Stewart is the “destroyer,” as Williamson dubbed him, because he is so often depicted by his fans as “destroying” this or the other conservative shibboleth. Even if Stewart doesn’t quite “destroy” but merely dings his target, he is credited with a great goring of someone’s ox. It feels mechanical and obligatory.
That same pressure to “destroy” and be credited with that destruction is falling on both President Obama and his admirers. On Monday, the president announced a proposal which would allow students to refinance their student loans in order to reduce the cost associated with attending college. Legislation proposed in the Senate to enact this student loan reform, which the CBO estimates would cost the government $51 billion through 2024, would be financed through yet another income tax hike on those making more than $1 million. It is unlikely to meet with approval from House Republicans.
For that reason alone, this is a political proposal likely aimed at energizing presently disengaged younger voters. If you were thinking of giving the president the benefit of the doubt and prefer to believe that Obama is not merely crafting a crass political cudgel for the 2014 election cycle with his latest proposal, you were let down when Obama confirmed the worst suspicions of his critics.
Announcing that he was departing from his prepared text, Obama chewed the scenery when he preemptively lashed out at conservatives for opposing his latest common sense proposal.

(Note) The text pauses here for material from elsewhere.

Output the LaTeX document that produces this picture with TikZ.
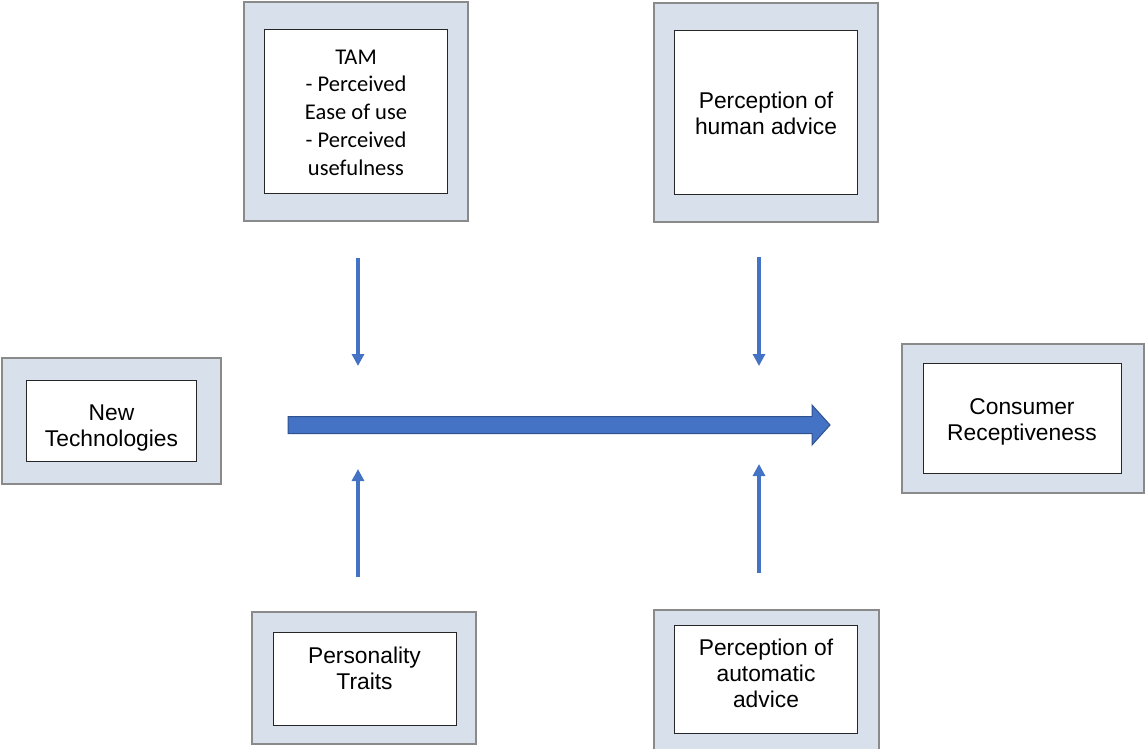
\documentclass[tikz,border=0pt]{standalone}
\usepackage{fontspec}
\setmainfont{Liberation Sans}
\newfontfamily\tamfont{Carlito}
\usetikzlibrary{arrows.meta, positioning}

\definecolor{frameFill}{HTML}{D7E0EB}
\definecolor{frameLine}{HTML}{8A8A8A}
\definecolor{arrowBlue}{HTML}{4472C4}
\definecolor{arrowEdge}{HTML}{2F528F}

\begin{document}
\begin{tikzpicture}[
    x=1pt, y=-1pt,
    every node/.style={align=center, font=\fontsize{22.8}{26.3}\selectfont},
    outerbox/.style={rectangle, draw=frameLine, fill=frameFill, line width=2pt, inner sep=0pt},
    innerbox/.style={rectangle, draw=black!85, fill=white, line width=1pt, inner sep=0pt},
    boxtext/.style={inner sep=0pt},
    smallarrow/.style={draw=arrowBlue, line width=3.2pt, -{Triangle[width=12pt,length=12pt]}},
    bigarrow/.style={fill=arrowBlue, draw=arrowEdge, line width=1pt}
]
\useasboundingbox (0,0) rectangle (1148,749);

% Outer frames
\node[outerbox, minimum width=224pt, minimum height=219pt] (tamOuter) at (356,111.5) {};
\node[outerbox, minimum width=224pt, minimum height=219pt] (humanOuter) at (766,112.5) {};
\node[outerbox, minimum width=219pt, minimum height=126pt] (newOuter) at (111.5,421) {};
\node[outerbox, minimum width=242pt, minimum height=149pt] (consOuter) at (1023,418.5) {};
\node[outerbox, minimum width=224pt, minimum height=132pt] (persOuter) at (364,678) {};
\node[outerbox, minimum width=225pt, minimum height=146pt] (autoOuter) at (766.5,683) {};

% Inner boxes
\node[innerbox, minimum width=183pt, minimum height=163pt] (tamInner) at (tamOuter.center) {};
\node[innerbox, minimum width=183pt, minimum height=163pt] (humanInner) at (humanOuter.center) {};
\node[innerbox, minimum width=170pt, minimum height=81pt] (newInner) at (newOuter.center) {};
\node[innerbox, minimum width=198pt, minimum height=110pt] (consInner) at (1022,418) {};
\node[innerbox, minimum width=183pt, minimum height=93pt] (persInner) at (364.5,678.5) {};
\node[innerbox, minimum width=183pt, minimum height=108pt] (autoInner) at (766,679.5) {};

% Labels
\node[boxtext, font=\tamfont\fontsize{22.5}{27.7}\selectfont] (tamText) at ([yshift=-1pt]tamInner.center)
    {TAM\\- Perceived\\Ease of use\\- Perceived\\usefulness};
\node[boxtext] (humanText) at ([yshift=-1pt]humanInner.center) {Perception of\\human advice};
\node[boxtext] (newText) at ([yshift=-7pt]newInner.center) {New\\Technologies};
\node[boxtext] (consText) at ([yshift=-4pt]consInner.center) {Consumer\\Receptiveness};
\node[boxtext] (persText) at ([yshift=10pt]persInner.center) {Personality\\Traits};
\node[boxtext] (autoText) at ([yshift=6pt]autoInner.center) {Perception of\\automatic\\advice};

% Main flow arrow
\coordinate (flowStart) at (288,425);
\coordinate (flowEnd) at (830,425);
\draw[bigarrow] (flowStart) ++(0,-8.5) -- (812,416.5) -- (812,405) -- (flowEnd)
    -- (812,445) -- (812,433.5) -- (288,433.5) -- cycle;

% Moderating arrows
\coordinate (tamFrom) at (358,258);   \coordinate (tamTo) at (358,366);
\coordinate (humanFrom) at (759,257); \coordinate (humanTo) at (759,366);
\coordinate (persFrom) at (358,577);  \coordinate (persTo) at (358,469);
\coordinate (autoFrom) at (759,573);  \coordinate (autoTo) at (759,464);
\draw[smallarrow] (tamFrom) -- (tamTo);
\draw[smallarrow] (humanFrom) -- (humanTo);
\draw[smallarrow] (persFrom) -- (persTo);
\draw[smallarrow] (autoFrom) -- (autoTo);

\end{tikzpicture}
\end{document}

“I don’t know, by the way, why folks aren’t more outraged by this,” Obama wondered. “It would be scandalous if we allowed those kinds of tax loopholes for the very, very fortunate to survive while students are just getting started with their lives.”
“I want Americans to pay attention to see where their lawmakers’ priorities lie here,” the president lectured. “You’ve got a group of far-right Republicans in congress who push this trickle-down economic plan, telling hard working students and families you’re on your own.”
“If you’re a big oil company, they’ll go to bat for you,” the president asserted. “If you’re a student, good luck.”
“Some of these Republicans in Congress seem to believe that it’s just because — that just because some of the young people behind me need some help, that they’re not trying hard enough,” he concluded. “They don’t get it.”
To this tired retread, one expects the usual fawning reviews from Obama’s coterie of devotees; Obama “burns,” “schools,” “obliterates,” “annihilates,” “drops mic on,” or even the overused “destroys” his GOP opponents. But the predictable call-and-response has lost its sting, and you get the impression that both Obama and his Pavlovian supporters in the center-left political press are merely going through the motions.
One day in the near future, though probably not today, Obama will issue one of his exhausted broadsides against the Republican caricature he has so often lambasted, but the predictable response will not materialize. His supporters will no longer be satisfied with rhetorical victories alone. That day is not today, but it is coming.